Dr. Joseph McIntyre aus Newcastle-on-Tyne (England)

Liebe Hamburgerinnen,

liebe Hamburger!

Für die Menschen, mit denen ich mich von Berufs wegen besonders intensiv beschäftige - nämlich den Afrikanern -, ist Hamburg die wichtigste deutsche Stadt. Gut 10 000 Afrikaner leben in Hamburg - vor allem, weil die Hansestadt mit ihrem großen Hafen geistige wie infrastrukturelle Offenheit bietet, und natürlich Arbeit.
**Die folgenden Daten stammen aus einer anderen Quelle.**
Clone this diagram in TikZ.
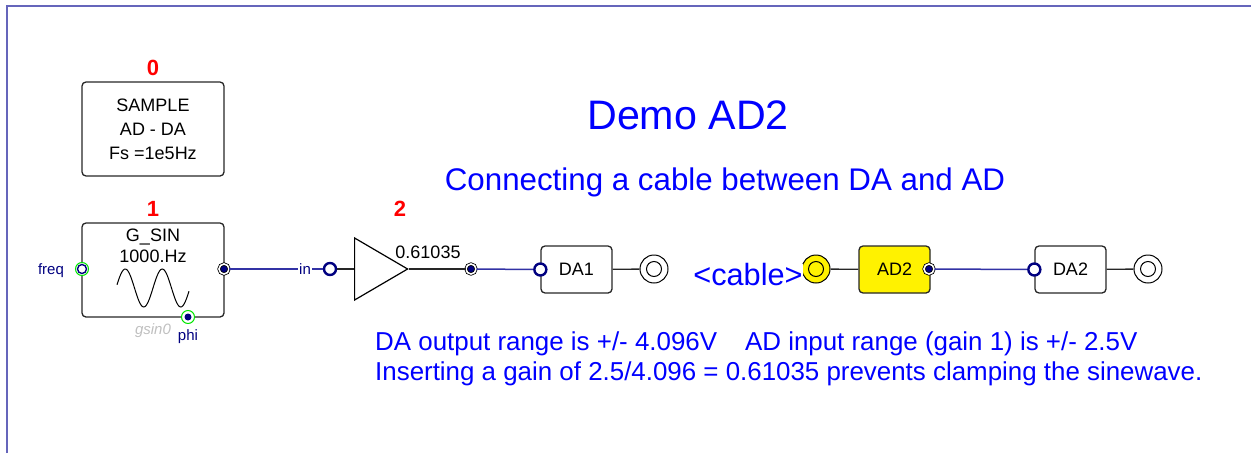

Ich selbst bin dereinst auch wegen der Arbeit nach Hamburg gekommen - und hier nach nunmehr 33 Jahren sehr heimisch geworden.

So heimisch, dass ich beim Fußball auch den hiesigen Mannschaften (der Raute allerdings etwas mehr als dem Totenkopf) die Daumen drücke. Eine Woche ist für mich jedenfalls dann gelungen, wenn sie mit neun Punkten endet - jeweils drei für Newcastle United, den HSV und St. Pauli.

Dadurch, dass ich schon so lange in Deutschland lebe, hat sich natürlich auch mein Verhältnis zu meiner Heimat verändert. So fühle ich mich seit meiner Ankunft in Hamburg bis heute jedes Mal betroffen, wenn ich hier in der Hansestadt an einem Gebäude diese Inschriften mit Zerstörungs- und Wiederaufbau-Datum entdecke. "Das waren wir", denke ich mir dann. Und dass wir in England noch viel zu wenig begriffen haben, dass es im Krieg auch in unserem Volk nicht nur Helden gegeben hat.

Ob mir in Hamburg etwas fehlt? Manchmal ein bisschen Leichtigkeit. Ich habe mal eine Zeit lang in Köln gearbeitet - das war vom zwischenmenschlichen Flair her wirklich klasse! Nun verlange ich von euch Hanseaten ja gar nicht, dass ihr plötzlich Karneval feiern sollt. Aber redet doch zum Beispiel mal im Bus und in der Bahn und lacht, ruhig auch laut. Aber bitte nicht zum x-ten Mal über den ach so lustigen Satz "1966 in Wembley, das war ja gar kein echtes Tor" - denn der nervt mittlerweile wirklich ...

Dr. Joseph McIntyre, 64, lehrt am Asien-Afrika-Institut der Universität Hamburg.